Aim: We want to create a  multiple linear regression model predict the `performance index` values for observations from unseen samples. 

 - This involves optimally fitting a straight-line to our features in some $d$-dimensional space 
    - 5 dimensions in our case, since we have 5 features in our data set and 1 target variable.

This multiple linear regression model takes the form:

$$ \hat{y}=Xw + b = w_{1}x_{1} + \dots + w_{d}x_{d} + b $$

Our estimates for `performance index` are $\hat{y} \in \mathbb{R}^{n}$ 

 - The notation $\hat{y} \in \mathbb{R}^{d}$ means that $\hat{y}$ is a $d$-dimensional vector, where each element of the vector is some real number 
     - $\mathbb{R}$ is just mathematical notation for "the set of all real numbers", and $\in$ means "$\hat{y}$ is a member of the set $\mathbb{R}^{d}$ ".

$$ \hat{y} = \begin{bmatrix} \hat{y_{1}} = x_{1}^{\top}w+b \\ \hat{y_{2}} = x_{2}^{\top}w+b \\ \vdots \\ \hat{y_{d}} = x_{d}^{\top}w+b \end{bmatrix} $$

 - As such, each element of the $\hat{y}$ vector corresponds to the estimate for each `performance index` value of each observation in our data, using a straight-line equation.
 - $x_{d}^{\top}$ refers to the transpose of each column from our design matrix.

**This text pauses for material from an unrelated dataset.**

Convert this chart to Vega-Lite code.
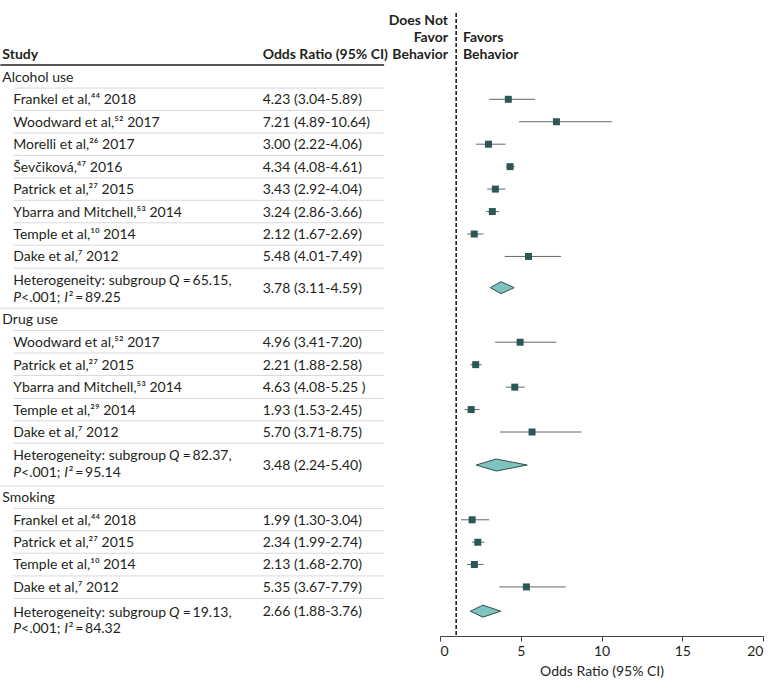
{
  "$schema": "https://vega.github.io/schema/vega-lite/v6.json",
  "width": 780,
  "height": 636,
  "autosize": {"type": "none"},
  "padding": {"left": 0, "top": 0, "right": 0, "bottom": 52},
  "background": "white",
  "config": {
    "view": {"stroke": null},
    "font": "Lato",
    "text": {"font": "Lato", "fontSize": 14, "color": "#231f20"},
    "axis": {
      "grid": false,
      "labelFont": "Lato",
      "labelFontSize": 14,
      "labelColor": "#231f20",
      "titleFont": "Lato",
      "titleFontSize": 14,
      "titleFontWeight": "normal",
      "titleColor": "#231f20",
      "domainColor": "#444444",
      "tickColor": "#444444",
      "tickSize": 5,
      "labelPadding": 3,
      "titlePadding": 6
    }
  },
  "datasets": {
    "rows": [
      {"kind": "group", "label": "Alcohol use", "row": 0},
      {"kind": "study", "label": "Frankel et al,⁴⁴ 2018", "row": 1, "top": 0.5, "est": 4.23, "lo": 3.04, "hi": 5.89, "orText": "4.23 (3.04-5.89)"},
      {"kind": "study", "label": "Woodward et al,⁵² 2017", "row": 2, "top": 1.5, "est": 7.21, "lo": 4.89, "hi": 10.64, "orText": "7.21 (4.89-10.64)"},
      {"kind": "study", "label": "Morelli et al,²⁶ 2017", "row": 3, "top": 2.5, "est": 3.00, "lo": 2.22, "hi": 4.06, "orText": "3.00 (2.22-4.06)"},
      {"kind": "study", "label": "Ševčiková,⁴⁷ 2016", "row": 4, "top": 3.5, "est": 4.34, "lo": 4.08, "hi": 4.61, "orText": "4.34 (4.08-4.61)"},
      {"kind": "study", "label": "Patrick et al,²⁷ 2015", "row": 5, "top": 4.5, "est": 3.43, "lo": 2.92, "hi": 4.04, "orText": "3.43 (2.92-4.04)"},
      {"kind": "study", "label": "Ybarra and Mitchell,⁵³ 2014", "row": 6, "top": 5.5, "est": 3.24, "lo": 2.86, "hi": 3.66, "orText": "3.24 (2.86-3.66)"},
      {"kind": "study", "label": "Temple et al,¹⁰ 2014", "row": 7, "top": 6.5, "est": 2.12, "lo": 1.67, "hi": 2.69, "orText": "2.12 (1.67-2.69)"},
      {"kind": "study", "label": "Dake et al,⁷ 2012", "row": 8, "top": 7.5, "est": 5.48, "lo": 4.01, "hi": 7.49, "orText": "5.48 (4.01-7.49)"},
      {"kind": "het", "label": "Heterogeneity: subgroup", "qText": "=\u200965.15,", "pText": "<.001;", "i2Text": "²\u2009=\u200989.25", "row": 9.39, "labelRow": 9.05, "top": 8.52, "est": 3.78, "lo": 3.11, "hi": 4.59, "orText": "3.78 (3.11-4.59)"},
      {"kind": "group", "label": "Drug use", "row": 10.8, "top": 10.31},
      {"kind": "study", "label": "Woodward et al,⁵² 2017", "row": 11.82, "top": 11.3, "est": 4.96, "lo": 3.41, "hi": 7.20, "orText": "4.96 (3.41-7.20)"},
      {"kind": "study", "label": "Patrick et al,²⁷ 2015", "row": 12.82, "top": 12.3, "est": 2.21, "lo": 1.88, "hi": 2.58, "orText": "2.21 (1.88-2.58)"},
      {"kind": "study", "label": "Ybarra and Mitchell,⁵³ 2014", "row": 13.82, "top": 13.3, "est": 4.63, "lo": 4.08, "hi": 5.25, "orText": "4.63 (4.08-5.25 )"},
      {"kind": "study", "label": "Temple et al,²⁹ 2014", "row": 14.82, "top": 14.32, "est": 1.93, "lo": 1.53, "hi": 2.45, "orText": "1.93 (1.53-2.45)"},
      {"kind": "study", "label": "Dake et al,⁷ 2012", "row": 15.82, "top": 15.32, "est": 5.70, "lo": 3.71, "hi": 8.75, "orText": "5.70 (3.71-8.75)"},
      {"kind": "het", "label": "Heterogeneity: subgroup", "qText": "=\u200982.37,", "pText": "<.001;", "i2Text": "²\u2009=\u200995.14", "row": 17.29, "labelRow": 16.85, "top": 16.32, "est": 3.48, "lo": 2.24, "hi": 5.40, "orText": "3.48 (2.24-5.40)"},
      {"kind": "group", "label": "Smoking", "row": 18.71, "top": 18.23},
      {"kind": "study", "label": "Frankel et al,⁴⁴ 2018", "row": 19.73, "top": 19.22, "est": 1.99, "lo": 1.30, "hi": 3.04, "orText": "1.99 (1.30-3.04)"},
      {"kind": "study", "label": "Patrick et al,²⁷ 2015", "row": 20.73, "top": 20.22, "est": 2.34, "lo": 1.99, "hi": 2.74, "orText": "2.34 (1.99-2.74)"},
      {"kind": "study", "label": "Temple et al,¹⁰ 2014", "row": 21.72, "top": 21.22, "est": 2.13, "lo": 1.68, "hi": 2.70, "orText": "2.13 (1.68-2.70)"},
      {"kind": "study", "label": "Dake et al,⁷ 2012", "row": 22.72, "top": 22.23, "est": 5.35, "lo": 3.67, "hi": 7.79, "orText": "5.35 (3.67-7.79)"},
      {"kind": "het", "label": "Heterogeneity: subgroup", "qText": "=\u200919.13,", "pText": "<.001;", "i2Text": "²\u2009=\u200984.32", "row": 23.8, "labelRow": 23.82, "top": 23.23, "est": 2.66, "lo": 1.88, "hi": 3.76, "orText": "2.66 (1.88-3.76)"}
    ]
  },
  "layer": [
    {
      "data": {"name": "rows"},
      "transform": [{"filter": "datum.kind !== 'group'"}],
      "mark": {"type": "rule", "color": "#d9d9d9", "strokeWidth": 1},
      "encoding": {
        "x": {"datum": -26.42, "type": "quantitative", "title": "Odds Ratio (95% CI)", "scale": {"domain": [0, 20], "range": [440, 763], "nice": false, "zero": false}, "axis": {"values": [0, 5, 10, 15, 20], "title": "Odds Ratio (95% CI)"}},
        "x2": {"datum": -3.46},
        "y": {"field": "top", "type": "quantitative", "scale": {"domain": [-3.423, 24.906], "reverse": true, "nice": false, "zero": false}, "axis": null}
      }
    },
    {
      "data": {"name": "rows"},
      "transform": [{"filter": "datum.kind === 'group' && isValid(datum.top)"}],
      "mark": {"type": "rule", "color": "#d9d9d9", "strokeWidth": 1},
      "encoding": {
        "x": {"datum": -27.22, "type": "quantitative", "title": "Odds Ratio (95% CI)"},
        "x2": {"datum": -3.46},
        "y": {"field": "top", "type": "quantitative", "axis": null}
      }
    },
    {
      "data": {"values": [{}]},
      "mark": {"type": "rule", "color": "#231f20", "strokeWidth": 1.5},
      "encoding": {
        "x": {"datum": -27.22, "type": "quantitative", "title": "Odds Ratio (95% CI)"},
        "x2": {"datum": -3.46},
        "y": {"datum": -0.53, "type": "quantitative", "axis": null}
      }
    },
    {
      "data": {"values": [{}]},
      "mark": {"type": "rule", "color": "#111111", "strokeWidth": 1.5, "strokeDash": [4, 2]},
      "encoding": {
        "x": {"datum": 1, "type": "quantitative", "title": "Odds Ratio (95% CI)"},
        "y": {"datum": -2.84, "type": "quantitative", "axis": null},
        "y2": {"datum": 24.906}
      }
    },
    {
      "data": {"name": "rows"},
      "transform": [{"filter": "datum.kind === 'study'"}],
      "mark": {"type": "rule", "color": "#666666", "strokeWidth": 1},
      "encoding": {
        "x": {"field": "lo", "type": "quantitative", "title": "Odds Ratio (95% CI)"},
        "x2": {"field": "hi"},
        "y": {"field": "row", "type": "quantitative", "axis": null}
      }
    },
    {
      "data": {"name": "rows"},
      "transform": [{"filter": "datum.kind === 'study'"}],
      "mark": {"type": "point", "shape": "square", "filled": true, "size": 49, "color": "#2b5857", "opacity": 1},
      "encoding": {
        "x": {"field": "est", "type": "quantitative", "title": "Odds Ratio (95% CI)"},
        "y": {"field": "row", "type": "quantitative", "axis": null}
      }
    },
    {
      "data": {"name": "rows"},
      "transform": [
        {"filter": "datum.kind === 'het'"},
        {"fold": ["lo", "est", "hi"], "as": ["pt", "v"]}
      ],
      "mark": {
        "type": "area",
        "fill": "#7fc3c1",
        "fillOpacity": 1,
        "stroke": "#2f4f4f",
        "strokeWidth": 1,
        "yOffset": {"expr": "datum.pt === 'est' ? -6 : 0"},
        "y2Offset": {"expr": "datum.pt === 'est' ? 6 : 0"}
      },
      "encoding": {
        "x": {"field": "v", "type": "quantitative", "title": "Odds Ratio (95% CI)"},
        "y": {"field": "row", "type": "quantitative", "axis": null},
        "y2": {"field": "row"},
        "detail": {"field": "orText", "type": "nominal"}
      }
    },
    {
      "data": {"name": "rows"},
      "transform": [{"filter": "datum.kind === 'group'"}],
      "mark": {"type": "text", "align": "left", "baseline": "middle", "dy": 1},
      "encoding": {
        "x": {"datum": -27.10, "type": "quantitative", "title": "Odds Ratio (95% CI)"},
        "y": {"field": "row", "type": "quantitative", "axis": null},
        "text": {"field": "label", "type": "nominal"}
      }
    },
    {
      "data": {"name": "rows"},
      "transform": [{"filter": "datum.kind === 'study'"}],
      "mark": {"type": "text", "align": "left", "baseline": "middle", "dy": 1},
      "encoding": {
        "x": {"datum": -26.42, "type": "quantitative", "title": "Odds Ratio (95% CI)"},
        "y": {"field": "row", "type": "quantitative", "axis": null},
        "text": {"field": "label", "type": "nominal"}
      }
    },
    {
      "data": {"name": "rows"},
      "transform": [{"filter": "datum.kind === 'het'"}],
      "mark": {"type": "text", "align": "left", "baseline": "middle", "dy": 1},
      "encoding": {
        "x": {"datum": -26.42, "type": "quantitative", "title": "Odds Ratio (95% CI)"},
        "y": {"field": "labelRow", "type": "quantitative", "axis": null},
        "text": {"field": "label", "type": "nominal"}
      }
    },
    {
      "data": {"name": "rows"},
      "transform": [{"filter": "datum.kind === 'het'"}],
      "mark": {"type": "text", "align": "left", "baseline": "middle", "dy": 1, "fontStyle": "italic", "text": "Q"},
      "encoding": {
        "x": {"datum": -16.78, "type": "quantitative", "title": "Odds Ratio (95% CI)"},
        "y": {"field": "labelRow", "type": "quantitative", "axis": null}
      }
    },
    {
      "data": {"name": "rows"},
      "transform": [{"filter": "datum.kind === 'het'"}],
      "mark": {"type": "text", "align": "left", "baseline": "middle", "dy": 1},
      "encoding": {
        "x": {"datum": -15.93, "type": "quantitative", "title": "Odds Ratio (95% CI)"},
        "y": {"field": "labelRow", "type": "quantitative", "axis": null},
        "text": {"field": "qText", "type": "nominal"}
      }
    },
    {
      "data": {"name": "rows"},
      "transform": [{"filter": "datum.kind === 'het'"}],
      "mark": {"type": "text", "align": "left", "baseline": "middle", "dy": 17.5, "fontStyle": "italic", "text": "P"},
      "encoding": {
        "x": {"datum": -26.42, "type": "quantitative", "title": "Odds Ratio (95% CI)"},
        "y": {"field": "labelRow", "type": "quantitative", "axis": null}
      }
    },
    {
      "data": {"name": "rows"},
      "transform": [{"filter": "datum.kind === 'het'"}],
      "mark": {"type": "text", "align": "left", "baseline": "middle", "dy": 17.5},
      "encoding": {
        "x": {"datum": -25.94, "type": "quantitative", "title": "Odds Ratio (95% CI)"},
        "y": {"field": "labelRow", "type": "quantitative", "axis": null},
        "text": {"field": "pText", "type": "nominal"}
      }
    },
    {
      "data": {"name": "rows"},
      "transform": [{"filter": "datum.kind === 'het'"}],
      "mark": {"type": "text", "align": "left", "baseline": "middle", "dy": 17.5, "fontStyle": "italic", "text": "I"},
      "encoding": {
        "x": {"datum": -23.27, "type": "quantitative", "title": "Odds Ratio (95% CI)"},
        "y": {"field": "labelRow", "type": "quantitative", "axis": null}
      }
    },
    {
      "data": {"name": "rows"},
      "transform": [{"filter": "datum.kind === 'het'"}],
      "mark": {"type": "text", "align": "left", "baseline": "middle", "dy": 17.5},
      "encoding": {
        "x": {"datum": -22.99, "type": "quantitative", "title": "Odds Ratio (95% CI)"},
        "y": {"field": "labelRow", "type": "quantitative", "axis": null},
        "text": {"field": "i2Text", "type": "nominal"}
      }
    },
    {
      "data": {"name": "rows"},
      "transform": [{"filter": "datum.kind !== 'group'"}],
      "mark": {"type": "text", "align": "left", "baseline": "middle", "dy": 1},
      "encoding": {
        "x": {"datum": -10.98, "type": "quantitative", "title": "Odds Ratio (95% CI)"},
        "y": {"field": "row", "type": "quantitative", "axis": null},
        "text": {"field": "orText", "type": "nominal"}
      }
    },
    {
      "data": {"values": [{}]},
      "mark": {"type": "text", "align": "left", "baseline": "middle", "fontWeight": "bold", "text": "Study"},
      "encoding": {
        "x": {"datum": -27.10, "type": "quantitative", "title": "Odds Ratio (95% CI)"},
        "y": {"datum": -0.96, "type": "quantitative", "axis": null}
      }
    },
    {
      "data": {"values": [{}]},
      "mark": {"type": "text", "align": "left", "baseline": "middle", "fontWeight": "bold", "text": "Odds Ratio (95% CI)"},
      "encoding": {
        "x": {"datum": -10.98, "type": "quantitative", "title": "Odds Ratio (95% CI)"},
        "y": {"datum": -0.96, "type": "quantitative", "axis": null}
      }
    },
    {
      "data": {"values": [{}]},
      "mark": {"type": "text", "align": "right", "baseline": "middle", "fontWeight": "bold", "text": "Does Not"},
      "encoding": {
        "x": {"datum": 0.495, "type": "quantitative", "title": "Odds Ratio (95% CI)"},
        "y": {"datum": -2.48, "type": "quantitative", "axis": null}
      }
    },
    {
      "data": {"values": [{}]},
      "mark": {"type": "text", "align": "right", "baseline": "middle", "fontWeight": "bold", "text": "Favor"},
      "encoding": {
        "x": {"datum": 0.495, "type": "quantitative", "title": "Odds Ratio (95% CI)"},
        "y": {"datum": -1.71, "type": "quantitative", "axis": null}
      }
    },
    {
      "data": {"values": [{}]},
      "mark": {"type": "text", "align": "right", "baseline": "middle", "fontWeight": "bold", "text": "Behavior"},
      "encoding": {
        "x": {"datum": 0.495, "type": "quantitative", "title": "Odds Ratio (95% CI)"},
        "y": {"datum": -0.96, "type": "quantitative", "axis": null}
      }
    },
    {
      "data": {"values": [{}]},
      "mark": {"type": "text", "align": "left", "baseline": "middle", "fontWeight": "bold", "text": "Favors"},
      "encoding": {
        "x": {"datum": 1.42, "type": "quantitative", "title": "Odds Ratio (95% CI)"},
        "y": {"datum": -1.71, "type": "quantitative", "axis": null}
      }
    },
    {
      "data": {"values": [{}]},
      "mark": {"type": "text", "align": "left", "baseline": "middle", "fontWeight": "bold", "text": "Behavior"},
      "encoding": {
        "x": {"datum": 1.42, "type": "quantitative", "title": "Odds Ratio (95% CI)"},
        "y": {"datum": -0.96, "type": "quantitative", "axis": null}
      }
    }
  ]
}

As such, these are row vectors which correspond to the set of values for each feature for a given observation in our data set.

Our design matrix is $X \in \mathbb{R}^{n \times d}$

$$ X = \begin{bmatrix} x_{11} & x_{12} & \dots & x_{1d} \\ x_{21} & x_{22} & \dots & x_{1d} \\ \vdots & \vdots & \ddots & \vdots \\ x_{n1} & x_{n2} & \dots & x_{nd} \\ \end{bmatrix} $$

Our optimal weights are $w \in \mathbb{R}^{d}$ 

$$ w = \begin{bmatrix} w_{1} \\ w_{2} \\ \vdots \\ w_{d} \end{bmatrix} $$

Our bias constant is given by $b \in \mathbb{R}$

## Simplfying the Formula: Vectorisation

Currently, the regression model takes the form:

$$
\hat{y} = Xw+b
$$

This is somewhat cumbersome to calculate as it will require optimising $w$ and $b$ separately. It would instead be better to optimise them simultaneously. We can achieve this via vectorisation. We can combine the bias constant into our weight vector and augment our design matrix by appending a column of $1\text{s}$. 

The bias constant is our $y$-intercept for our straight line which we are trying to fit to our data. 

Geometrically, this is equivalent to translating the straight line up or down according to the value of $b$. Generalised to more than 2 dimensions, this straight line is actually a hyperplane in $d$-dimensions, but the same logic in 2-dimensions still applies.

We can therefore think of this bias term as another weight in our model, but not one which rotates the hyperplane, but instead just translates it. Since this bias only translates the hyperplane, not rotates, it must move every point on the hyperplane uniformly in the same direction (whereas a rotation of the hyperplane would move different points by varying amounts - imagine rotating a line and looking at how far points near the axis of rotation move compared to those further away). 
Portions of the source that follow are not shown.